Discovering Glen Affric
FOR all the times I’ve been to Glen Affric I don’t know the area as well as I would like.
Both sides of the glen contain a gaggle of high peaks, hidden corries and unfrequented glens, but too many of my visits have been spent climbing the big popular hills.
Two smaller ones lie on the south side of the glen, the Corbetts of Aonach Shasuinn, 2,913ft and Carn a’Choire Ghairh, 2,837ft. and I was keen to re-familiarise myself with them.
I wasn’t happy with the route I had described in my little guidebook to the Corbetts. I had suggested climbing Carn a’Choire Ghairh via Carn Glas Lochdarach, a small top that is reached via a rough and rocky nose called Na Cnapain, but my memories of climbing that nose were far from pleasant.
A very muddy path alongside the Allt Garbh had led to slopes of rock and rough heather and I remember getting very wet in waist-deep undergrowth.
This time I ignored Na Cnapain and followed the old right of way that runs along the opposite side of the burn. This path eventually bears off to the east to climb high above the glen where it meets an estate track that runs part of the way up the glen below the two Corbetts.
In no time at all I stood below the north face of Aonach Shasuinn, but this time it was with dry feet and none of the sweaty frustration that goes with struggling up steep slopes of long, clagging heather.
It felt like a reprieve and such was my relief that I tackled the hill head-on from the glen, across the stream, up over some peat hags and then steeply up the eastern arm of the hill’s north-facing corrie.
It was much easier than it looked and I soon found myself by the summit cairn looking across at the complex jumble of intervening ridges and corries that separate the Aonach Shasuinn massif from the three Munros of Carn Ghluasaid, Sgurr nan Conbhairean and Sail Chaorainn.
From Aonach Shasuinn’s west top, I could clearly see across the trench of the All Garbh’s glen to the rounded summit of the second Corbett, Carn a’ Choire Ghairbh, with all the big giants of Affric and Kintail ranged beyond it.
While the route round the head of the glen was straightforward enough, I remembered it being hideously up and down. First I had to descend 200 metres or so to the bealach at the head of Gleann Fada, then climb the narrow ridge of An Elric to a peat-hag ridden plateau that lay just north of Tigh Mor na Seilge, the northern top of the Munro Sail Chaorainn.
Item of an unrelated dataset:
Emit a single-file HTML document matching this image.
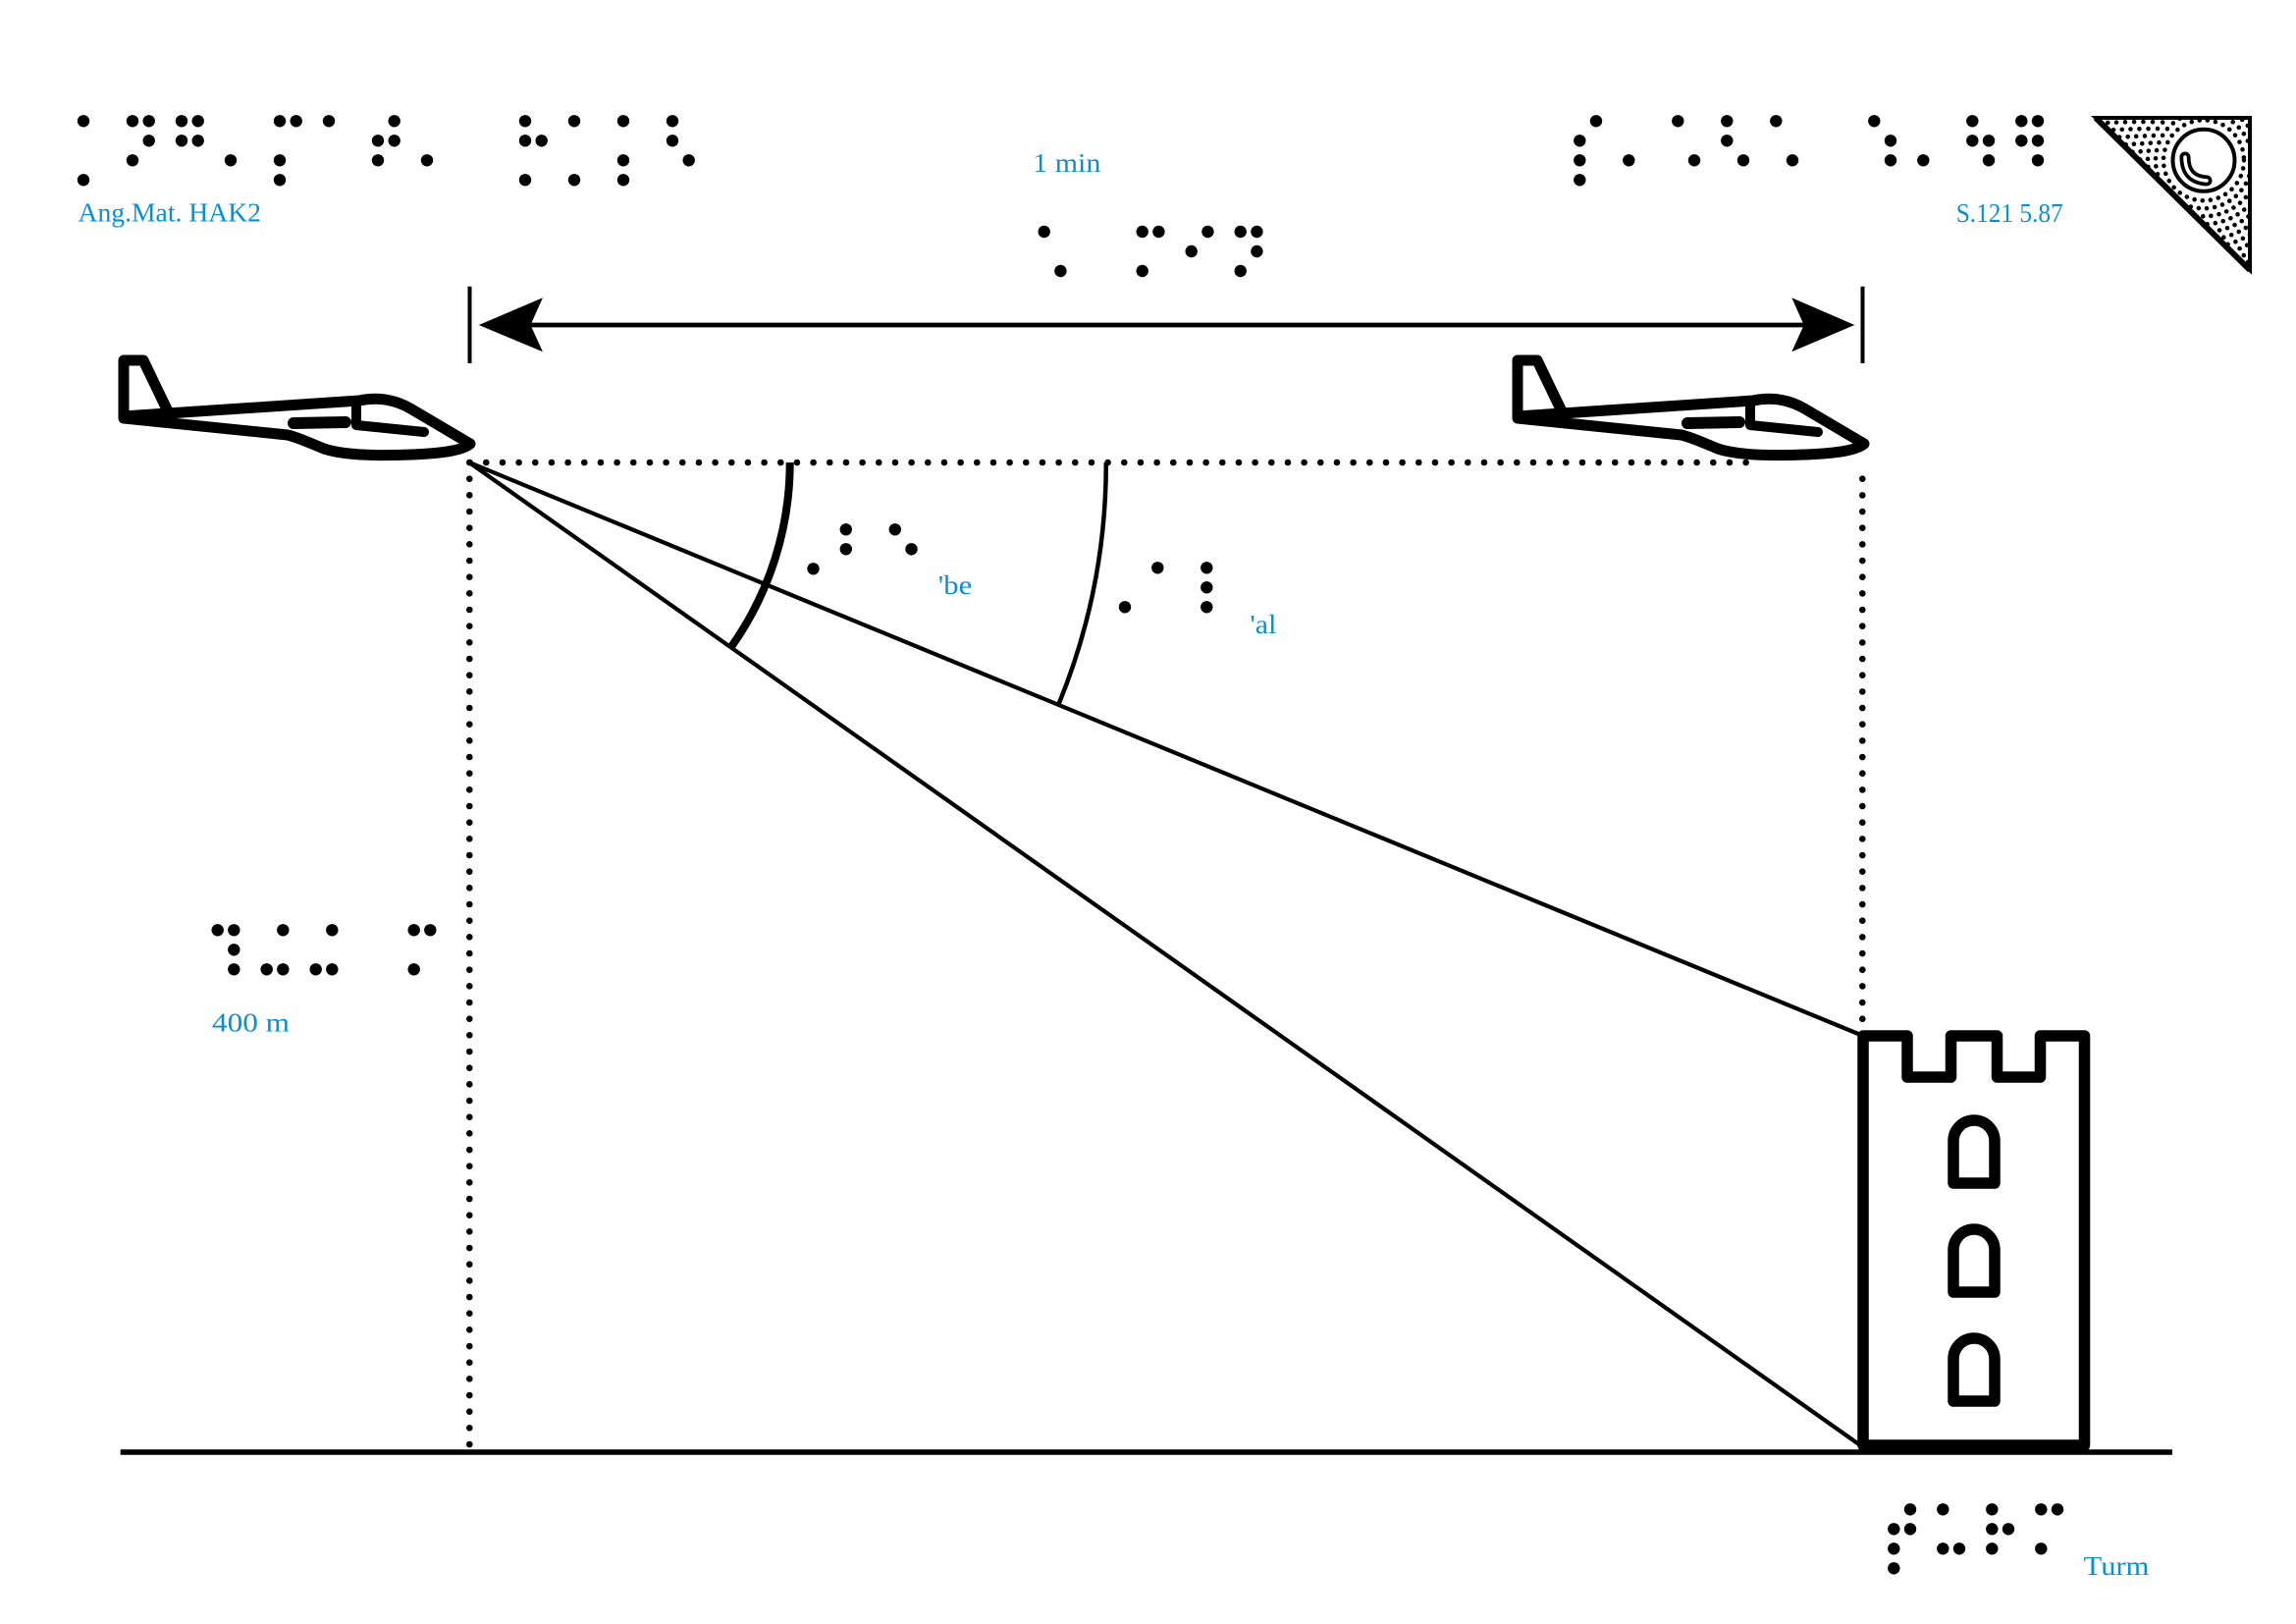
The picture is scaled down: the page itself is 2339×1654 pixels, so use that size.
<!DOCTYPE html>
<html>
<head>
<meta charset="utf-8">
<style>
html,body{margin:0;padding:0;background:#fff;}
body{width:2339px;height:1654px;overflow:hidden;}
svg{display:block;}
text{font-family:"Liberation Serif",serif;fill:#0a8fd3;font-size:27px;}
</style>
</head>
<body>
<svg width="2339" height="1654" viewBox="0 0 2339 1654" xmlns="http://www.w3.org/2000/svg">
<rect x="0" y="0" width="2339" height="1654" fill="#fff"/>
<defs>
  <clipPath id="tri"><polygon points="2135,120 2292,120 2292,275"/></clipPath>
  <g id="plane" fill="none" stroke="#000" stroke-width="11" stroke-linejoin="round" stroke-linecap="round">
    <path d="M126,424 V367 H146 L172,421"/>
    <path d="M126,424 L366,408 C385,404 402,407 418,416 L479,452 C470,460 440,463 400,463.5 C370,464 345,462 330,457 C315,451 305,446 293,443 L126,426"/>
    <path d="M363,413 V433 L432,440" stroke-width="10"/>
    <path d="M299,431 L352,430" stroke-width="12"/>
  </g>
</defs>

<!-- Top-left braille -->
<g fill="#000">
  <circle cx="85" cy="123.3" r="6.2"/><circle cx="135" cy="123.3" r="6.2"/><circle cx="151.7" cy="123.3" r="6.2"/><circle cx="185" cy="123.3" r="6.2"/><circle cx="201.7" cy="123.3" r="6.2"/><circle cx="285" cy="123.3" r="6.2"/><circle cx="301.7" cy="123.3" r="6.2"/><circle cx="335" cy="123.3" r="6.2"/><circle cx="401.7" cy="123.3" r="6.2"/><circle cx="535" cy="123.3" r="6.2"/><circle cx="585" cy="123.3" r="6.2"/><circle cx="635" cy="123.3" r="6.2"/><circle cx="685" cy="123.3" r="6.2"/>
  <circle cx="151.7" cy="143.3" r="6.2"/><circle cx="185" cy="143.3" r="6.2"/><circle cx="201.7" cy="143.3" r="6.2"/><circle cx="385" cy="143.3" r="6.2"/><circle cx="401.7" cy="143.3" r="6.2"/><circle cx="535" cy="143.3" r="6.2"/><circle cx="551.7" cy="143.3" r="6.2"/><circle cx="685" cy="143.3" r="6.2"/>
  <circle cx="135" cy="163.3" r="6.2"/><circle cx="235" cy="163.3" r="6.2"/><circle cx="285" cy="163.3" r="6.2"/><circle cx="385" cy="163.3" r="6.2"/><circle cx="435" cy="163.3" r="6.2"/><circle cx="635" cy="163.3" r="6.2"/><circle cx="701.7" cy="163.3" r="6.2"/>
  <circle cx="85" cy="183.3" r="6.2"/><circle cx="285" cy="183.3" r="6.2"/><circle cx="535" cy="183.3" r="6.2"/><circle cx="585" cy="183.3" r="6.2"/><circle cx="635" cy="183.3" r="6.2"/>
</g>
<text x="79.5" y="225.7" textLength="186.5" lengthAdjust="spacingAndGlyphs">Ang.Mat. HAK2</text>

<!-- Top-right braille -->
<g fill="#000">
  <circle cx="1626" cy="123.3" r="6.2"/><circle cx="1709.3" cy="123.3" r="6.2"/><circle cx="1759.3" cy="123.3" r="6.2"/><circle cx="1809.3" cy="123.3" r="6.2"/><circle cx="1909.3" cy="123.3" r="6.2"/><circle cx="2009.3" cy="123.3" r="6.2"/><circle cx="2059.3" cy="123.3" r="6.2"/><circle cx="2076" cy="123.3" r="6.2"/>
  <circle cx="1609.3" cy="143.3" r="6.2"/><circle cx="1759.3" cy="143.3" r="6.2"/><circle cx="1926" cy="143.3" r="6.2"/><circle cx="2009.3" cy="143.3" r="6.2"/><circle cx="2026" cy="143.3" r="6.2"/><circle cx="2059.3" cy="143.3" r="6.2"/><circle cx="2076" cy="143.3" r="6.2"/>
  <circle cx="1609.3" cy="163.3" r="6.2"/><circle cx="1659.3" cy="163.3" r="6.2"/><circle cx="1726" cy="163.3" r="6.2"/><circle cx="1776" cy="163.3" r="6.2"/><circle cx="1826" cy="163.3" r="6.2"/><circle cx="1926" cy="163.3" r="6.2"/><circle cx="1959.3" cy="163.3" r="6.2"/><circle cx="2026" cy="163.3" r="6.2"/><circle cx="2076" cy="163.3" r="6.2"/>
  <circle cx="1609.3" cy="183.3" r="6.2"/>
</g>
<text x="1992.7" y="226" textLength="109" lengthAdjust="spacingAndGlyphs">S.121 5.87</text>

<!-- Triangle logo -->
<g clip-path="url(#tri)" fill="none" stroke="#000" stroke-width="4.6" stroke-linecap="round">
  <circle cx="2245" cy="163.3" r="41" stroke-dasharray="0 8.2"/>
  <circle cx="2245" cy="163.3" r="49" stroke-dasharray="0 8.2"/>
  <circle cx="2245" cy="163.3" r="57" stroke-dasharray="0 8.2"/>
  <circle cx="2245" cy="163.3" r="65" stroke-dasharray="0 8.2"/>
  <circle cx="2245" cy="163.3" r="73" stroke-dasharray="0 8.2"/>
  <circle cx="2245" cy="163.3" r="81" stroke-dasharray="0 8.2"/>
  <circle cx="2245" cy="163.3" r="89" stroke-dasharray="0 8.2"/>
  <circle cx="2245" cy="163.3" r="97" stroke-dasharray="0 8.2"/>
  <circle cx="2245" cy="163.3" r="105" stroke-dasharray="0 8.2"/>
  <circle cx="2245" cy="163.3" r="113" stroke-dasharray="0 8.2"/>
  <circle cx="2245" cy="163.3" r="121" stroke-dasharray="0 8.2"/>
</g>
<circle cx="2245" cy="163.3" r="31.5" fill="#fff" stroke="#000" stroke-width="4"/>
<path d="M2226,160 C2226,175 2233,183 2248,184" fill="none" stroke="#000" stroke-width="11" stroke-linecap="round"/>
<path d="M2226,160 C2226,175 2233,183 2248,184" fill="none" stroke="#fff" stroke-width="3.5" stroke-linecap="round"/>
<polygon points="2135,120 2292,120 2292,275" fill="none" stroke="#000" stroke-width="4" stroke-linejoin="miter"/>
<line x1="2135" y1="120" x2="2292" y2="275" stroke="#000" stroke-width="6"/>

<!-- 1 min -->
<text x="1052.3" y="175" textLength="69" lengthAdjust="spacingAndGlyphs">1 min</text>
<g fill="#000">
  <circle cx="1063.7" cy="236" r="6.2"/><circle cx="1163.7" cy="236" r="6.2"/><circle cx="1180.4" cy="236" r="6.2"/><circle cx="1230.4" cy="236" r="6.2"/><circle cx="1263.7" cy="236" r="6.2"/><circle cx="1280.4" cy="236" r="6.2"/>
  <circle cx="1213.7" cy="256" r="6.2"/><circle cx="1280.4" cy="256" r="6.2"/>
  <circle cx="1080.4" cy="276" r="6.2"/><circle cx="1163.7" cy="276" r="6.2"/><circle cx="1263.7" cy="276" r="6.2"/>
</g>

<!-- Dimension arrow -->
<line x1="478.5" y1="291.7" x2="478.5" y2="370" stroke="#000" stroke-width="4"/>
<line x1="1897.5" y1="291.7" x2="1897.5" y2="370" stroke="#000" stroke-width="4"/>
<line x1="535" y1="331" x2="1845" y2="331" stroke="#000" stroke-width="4.7"/>
<polygon points="487.8,331 552.9,303.3 540.5,331 552.9,358.3" fill="#000"/>
<polygon points="1889.3,331 1825.3,303.3 1837.7,331 1825.3,358.3" fill="#000"/>

<!-- Planes -->
<use href="#plane"/>
<use href="#plane" transform="translate(1420,0)"/>

<!-- Dotted lines -->
<g stroke="#000" stroke-width="6.6" stroke-linecap="round" stroke-dasharray="0 16.667" fill="none">
  <line x1="478.6" y1="471" x2="1779" y2="471"/>
  <line x1="478.3" y1="471" x2="478.3" y2="1472"/>
  <line x1="1897.3" y1="487.7" x2="1897.3" y2="1039"/>
</g>

<!-- Sight lines -->
<line x1="478" y1="471" x2="1898" y2="1055" stroke="#000" stroke-width="4.2"/>
<line x1="478" y1="471" x2="1898" y2="1474" stroke="#000" stroke-width="4.2"/>

<!-- Angle arcs -->
<path d="M804.7,471 A324.7,324.7 0 0 1 745.3,658.3" fill="none" stroke="#000" stroke-width="8"/>
<path d="M1126.8,471 A646.8,646.8 0 0 1 1078.7,716.7" fill="none" stroke="#000" stroke-width="4.5"/>

<!-- be / al braille -->
<g fill="#000">
  <circle cx="861.8" cy="539.3" r="6.2"/><circle cx="911.8" cy="539.3" r="6.2"/>
  <circle cx="861.8" cy="559.3" r="6.2"/><circle cx="928.5" cy="559.3" r="6.2"/>
  <circle cx="828.5" cy="579.3" r="6.2"/>
  <circle cx="1179.3" cy="578.3" r="6.2"/><circle cx="1229.3" cy="578.3" r="6.2"/>
  <circle cx="1229.3" cy="598.3" r="6.2"/>
  <circle cx="1146" cy="618.3" r="6.2"/><circle cx="1229.3" cy="618.3" r="6.2"/>
</g>
<text x="955.8" y="605" textLength="34.4" lengthAdjust="spacingAndGlyphs">'be</text>
<text x="1273.4" y="645" textLength="27" lengthAdjust="spacingAndGlyphs">'al</text>

<!-- 400 m -->
<g fill="#000">
  <circle cx="221.7" cy="947.3" r="6.2"/><circle cx="238.3" cy="947.3" r="6.2"/><circle cx="288.3" cy="947.3" r="6.2"/><circle cx="338.3" cy="947.3" r="6.2"/><circle cx="421.7" cy="947.3" r="6.2"/><circle cx="438.3" cy="947.3" r="6.2"/>
  <circle cx="238.3" cy="967.3" r="6.2"/>
  <circle cx="238.3" cy="987.3" r="6.2"/><circle cx="271.7" cy="987.3" r="6.2"/><circle cx="288.3" cy="987.3" r="6.2"/><circle cx="321.7" cy="987.3" r="6.2"/><circle cx="338.3" cy="987.3" r="6.2"/><circle cx="421.7" cy="987.3" r="6.2"/>
</g>
<text x="216" y="1050.7" textLength="79" lengthAdjust="spacingAndGlyphs">400 m</text>

<!-- Tower -->
<path d="M1898,1055 H1943 V1097 H1987.5 V1055 H2034.5 V1097 H2078.5 V1055 H2123.5 V1472 H1898 Z" fill="none" stroke="#000" stroke-width="11.5" stroke-linejoin="round"/>
<g fill="none" stroke="#000" stroke-width="11.5" stroke-linejoin="round">
  <path d="M1990,1205 V1162 A21,21 0 0 1 2032,1162 V1205 Z"/>
  <path d="M1990,1316 V1273 A21,21 0 0 1 2032,1273 V1316 Z"/>
  <path d="M1990,1427 V1384 A21,21 0 0 1 2032,1384 V1427 Z"/>
</g>

<!-- Ground -->
<line x1="122.7" y1="1479" x2="2213" y2="1479" stroke="#000" stroke-width="5.5"/>

<!-- Turm -->
<g fill="#000">
  <circle cx="1946" cy="1537.3" r="6.2"/><circle cx="1979.3" cy="1537.3" r="6.2"/><circle cx="2029.3" cy="1537.3" r="6.2"/><circle cx="2079.3" cy="1537.3" r="6.2"/><circle cx="2096" cy="1537.3" r="6.2"/>
  <circle cx="1929.3" cy="1557.3" r="6.2"/><circle cx="1946" cy="1557.3" r="6.2"/><circle cx="2029.3" cy="1557.3" r="6.2"/><circle cx="2046" cy="1557.3" r="6.2"/>
  <circle cx="1929.3" cy="1577.3" r="6.2"/><circle cx="1979.3" cy="1577.3" r="6.2"/><circle cx="1996" cy="1577.3" r="6.2"/><circle cx="2029.3" cy="1577.3" r="6.2"/><circle cx="2079.3" cy="1577.3" r="6.2"/>
  <circle cx="1929.3" cy="1597.3" r="6.2"/>
</g>
<text x="2122.7" y="1604" textLength="66.6" lengthAdjust="spacingAndGlyphs">Turm</text>
</svg>
</body>
</html>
Then it was down again to another bealach before grassy slopes finally led to the summit of Carn a’Choire Ghairbh, its cairn perched on a rocky outcrop.
A long and broad ridge stretched out from the summit towards Carn Glas lochdarach and the dreaded heather and rock slopes of Na Cnapan. I checked the map to try and find another way off the hill.
The northern slopes of this Corbett are on two different Ordnance Survey maps and I noticed that the northern sheet showed a stalkers path running up the hill’s north slopes – a path that curiously didn’t appear on the neighbouring map.
Either the path stopped slap bang on the convergence of the two maps, or the southern map, Sheet 34, had just omitted it.
I decided to check it out and was delighted to find it, a beautifully engineered stalker’s path that zig-zagged its way down the steep slopes making full use of the hill’s natural contours.
In no time at all I was loping down towards the broad track that encircles Loch Affric with only a three-mile walk through the pine woods back to the car.